▶ **EXERCISE DIRECTIONS**
Output the first line of the listing and each line after it, up to and including the line that contains "from matplotlib.patches import Rectangle", exactly as written, minus the pictures.
--- --- ---
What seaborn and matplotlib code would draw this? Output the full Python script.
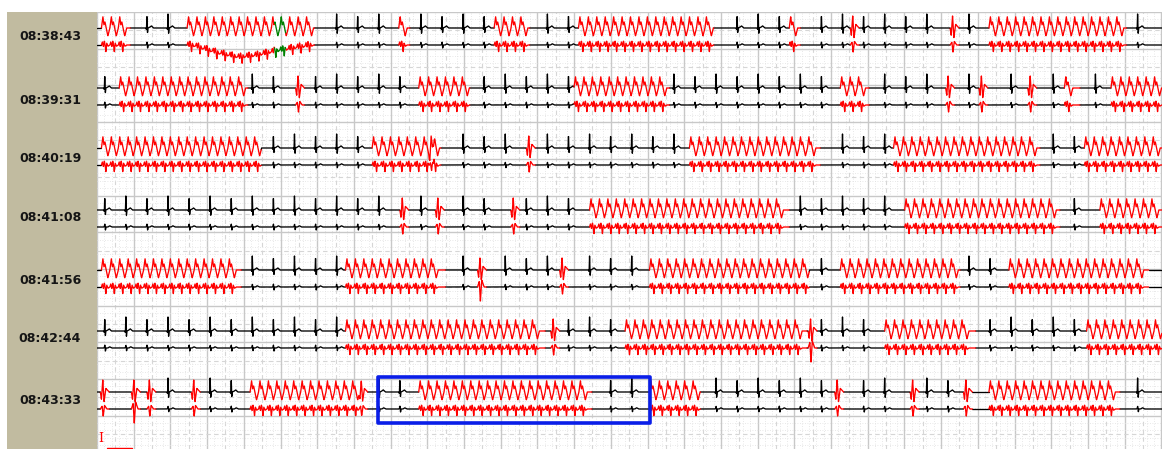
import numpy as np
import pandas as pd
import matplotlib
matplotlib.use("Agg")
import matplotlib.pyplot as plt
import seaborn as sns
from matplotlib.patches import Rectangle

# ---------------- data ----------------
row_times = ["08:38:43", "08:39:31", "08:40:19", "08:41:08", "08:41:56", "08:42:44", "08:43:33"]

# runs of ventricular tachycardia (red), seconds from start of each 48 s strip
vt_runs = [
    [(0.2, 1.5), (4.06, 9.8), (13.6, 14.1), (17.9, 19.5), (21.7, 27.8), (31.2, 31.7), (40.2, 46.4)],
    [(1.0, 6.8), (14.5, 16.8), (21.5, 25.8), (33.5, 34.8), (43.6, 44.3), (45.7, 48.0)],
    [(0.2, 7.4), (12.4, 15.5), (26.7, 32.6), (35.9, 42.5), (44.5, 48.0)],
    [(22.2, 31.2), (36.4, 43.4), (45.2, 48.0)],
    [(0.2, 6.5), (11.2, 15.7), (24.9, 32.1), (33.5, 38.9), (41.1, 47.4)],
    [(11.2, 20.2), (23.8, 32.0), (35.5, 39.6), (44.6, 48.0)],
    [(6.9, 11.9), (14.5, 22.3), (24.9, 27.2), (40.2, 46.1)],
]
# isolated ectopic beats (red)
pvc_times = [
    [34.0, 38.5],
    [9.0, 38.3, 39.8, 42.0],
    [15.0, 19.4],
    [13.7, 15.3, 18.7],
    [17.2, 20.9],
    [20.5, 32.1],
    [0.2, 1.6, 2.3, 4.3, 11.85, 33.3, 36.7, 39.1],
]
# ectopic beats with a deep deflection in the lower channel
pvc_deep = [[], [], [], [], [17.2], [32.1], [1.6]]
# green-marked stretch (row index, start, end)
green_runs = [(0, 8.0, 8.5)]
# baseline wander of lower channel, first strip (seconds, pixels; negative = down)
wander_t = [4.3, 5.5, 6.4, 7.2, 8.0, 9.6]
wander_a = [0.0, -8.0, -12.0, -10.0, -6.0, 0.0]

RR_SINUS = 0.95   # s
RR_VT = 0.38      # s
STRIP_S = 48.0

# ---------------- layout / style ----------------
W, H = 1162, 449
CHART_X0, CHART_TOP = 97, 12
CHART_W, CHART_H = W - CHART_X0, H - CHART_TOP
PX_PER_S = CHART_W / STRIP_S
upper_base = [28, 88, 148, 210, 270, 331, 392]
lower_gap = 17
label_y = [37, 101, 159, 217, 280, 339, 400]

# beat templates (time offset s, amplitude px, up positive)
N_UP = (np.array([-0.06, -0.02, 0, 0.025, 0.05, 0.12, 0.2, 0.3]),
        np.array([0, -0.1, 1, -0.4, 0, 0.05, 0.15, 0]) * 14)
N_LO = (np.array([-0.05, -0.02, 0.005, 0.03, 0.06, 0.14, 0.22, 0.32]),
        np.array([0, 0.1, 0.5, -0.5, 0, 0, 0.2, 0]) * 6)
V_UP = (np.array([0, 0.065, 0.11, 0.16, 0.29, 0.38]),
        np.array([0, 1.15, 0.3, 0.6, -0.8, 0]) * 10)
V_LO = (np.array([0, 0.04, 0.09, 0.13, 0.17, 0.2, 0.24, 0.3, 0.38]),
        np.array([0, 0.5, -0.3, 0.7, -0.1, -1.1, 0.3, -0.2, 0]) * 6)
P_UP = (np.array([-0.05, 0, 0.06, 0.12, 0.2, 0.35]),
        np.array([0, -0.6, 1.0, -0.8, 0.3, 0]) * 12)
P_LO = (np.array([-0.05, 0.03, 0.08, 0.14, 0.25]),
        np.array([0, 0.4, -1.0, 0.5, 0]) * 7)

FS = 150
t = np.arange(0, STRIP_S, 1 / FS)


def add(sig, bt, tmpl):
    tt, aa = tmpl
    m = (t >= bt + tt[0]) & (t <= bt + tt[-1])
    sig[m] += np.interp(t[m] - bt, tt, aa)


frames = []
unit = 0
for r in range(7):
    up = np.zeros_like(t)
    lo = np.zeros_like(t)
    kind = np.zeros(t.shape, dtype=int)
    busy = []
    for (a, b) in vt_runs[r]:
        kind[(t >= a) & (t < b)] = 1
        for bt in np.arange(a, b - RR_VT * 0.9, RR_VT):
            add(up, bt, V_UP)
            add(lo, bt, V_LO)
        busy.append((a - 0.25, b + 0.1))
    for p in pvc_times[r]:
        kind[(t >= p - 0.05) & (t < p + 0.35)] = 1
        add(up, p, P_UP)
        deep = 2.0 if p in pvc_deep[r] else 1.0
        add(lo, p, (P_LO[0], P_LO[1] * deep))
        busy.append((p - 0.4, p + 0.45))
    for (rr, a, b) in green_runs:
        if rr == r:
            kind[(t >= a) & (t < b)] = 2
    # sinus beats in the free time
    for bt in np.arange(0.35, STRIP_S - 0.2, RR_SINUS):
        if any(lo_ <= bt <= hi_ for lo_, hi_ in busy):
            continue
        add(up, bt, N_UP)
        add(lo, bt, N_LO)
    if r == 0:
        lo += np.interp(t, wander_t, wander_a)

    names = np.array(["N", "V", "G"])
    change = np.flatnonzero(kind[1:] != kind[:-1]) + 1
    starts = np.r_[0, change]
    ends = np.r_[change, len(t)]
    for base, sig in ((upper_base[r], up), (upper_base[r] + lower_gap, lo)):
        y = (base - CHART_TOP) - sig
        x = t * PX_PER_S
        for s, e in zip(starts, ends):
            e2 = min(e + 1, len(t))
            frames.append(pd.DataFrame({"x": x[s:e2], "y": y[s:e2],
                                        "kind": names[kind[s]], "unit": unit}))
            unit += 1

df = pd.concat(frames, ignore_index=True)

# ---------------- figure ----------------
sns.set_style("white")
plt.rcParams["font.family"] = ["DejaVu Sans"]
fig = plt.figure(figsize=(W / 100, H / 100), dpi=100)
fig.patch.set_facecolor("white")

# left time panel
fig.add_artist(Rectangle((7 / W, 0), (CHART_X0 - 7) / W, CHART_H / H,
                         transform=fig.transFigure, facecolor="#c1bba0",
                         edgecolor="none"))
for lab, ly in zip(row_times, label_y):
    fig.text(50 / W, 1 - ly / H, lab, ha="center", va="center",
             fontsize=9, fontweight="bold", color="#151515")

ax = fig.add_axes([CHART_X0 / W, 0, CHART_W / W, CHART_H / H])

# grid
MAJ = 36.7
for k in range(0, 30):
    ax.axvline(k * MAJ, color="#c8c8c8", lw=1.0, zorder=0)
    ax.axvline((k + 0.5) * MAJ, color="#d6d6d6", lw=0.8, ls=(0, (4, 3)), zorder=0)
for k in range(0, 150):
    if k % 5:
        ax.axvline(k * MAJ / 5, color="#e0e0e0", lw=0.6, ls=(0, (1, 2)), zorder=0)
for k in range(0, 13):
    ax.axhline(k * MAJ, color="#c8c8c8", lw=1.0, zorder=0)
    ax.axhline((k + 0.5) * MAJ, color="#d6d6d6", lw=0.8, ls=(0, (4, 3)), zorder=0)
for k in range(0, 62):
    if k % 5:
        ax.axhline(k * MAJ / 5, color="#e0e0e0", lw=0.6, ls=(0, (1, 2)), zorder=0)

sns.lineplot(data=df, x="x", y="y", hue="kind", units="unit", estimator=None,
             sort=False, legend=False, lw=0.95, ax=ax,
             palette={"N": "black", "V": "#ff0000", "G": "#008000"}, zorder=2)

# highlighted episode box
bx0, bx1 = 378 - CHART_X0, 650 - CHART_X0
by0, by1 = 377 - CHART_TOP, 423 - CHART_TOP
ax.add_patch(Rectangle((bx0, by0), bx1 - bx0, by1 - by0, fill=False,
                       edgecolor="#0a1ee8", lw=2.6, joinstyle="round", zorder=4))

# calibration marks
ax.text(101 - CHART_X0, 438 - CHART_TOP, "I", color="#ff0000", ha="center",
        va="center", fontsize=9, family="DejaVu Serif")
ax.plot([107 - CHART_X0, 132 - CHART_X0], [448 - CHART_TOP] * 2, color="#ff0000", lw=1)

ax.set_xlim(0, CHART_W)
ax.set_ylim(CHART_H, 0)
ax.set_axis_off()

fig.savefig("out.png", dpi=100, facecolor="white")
--- --- ---
▶ **TASK ANSWER**
What seaborn and matplotlib code would draw this? Output the full Python script.
import numpy as np
import pandas as pd
import matplotlib
matplotlib.use("Agg")
import matplotlib.pyplot as plt
import seaborn as sns
from matplotlib.patches import Rectangle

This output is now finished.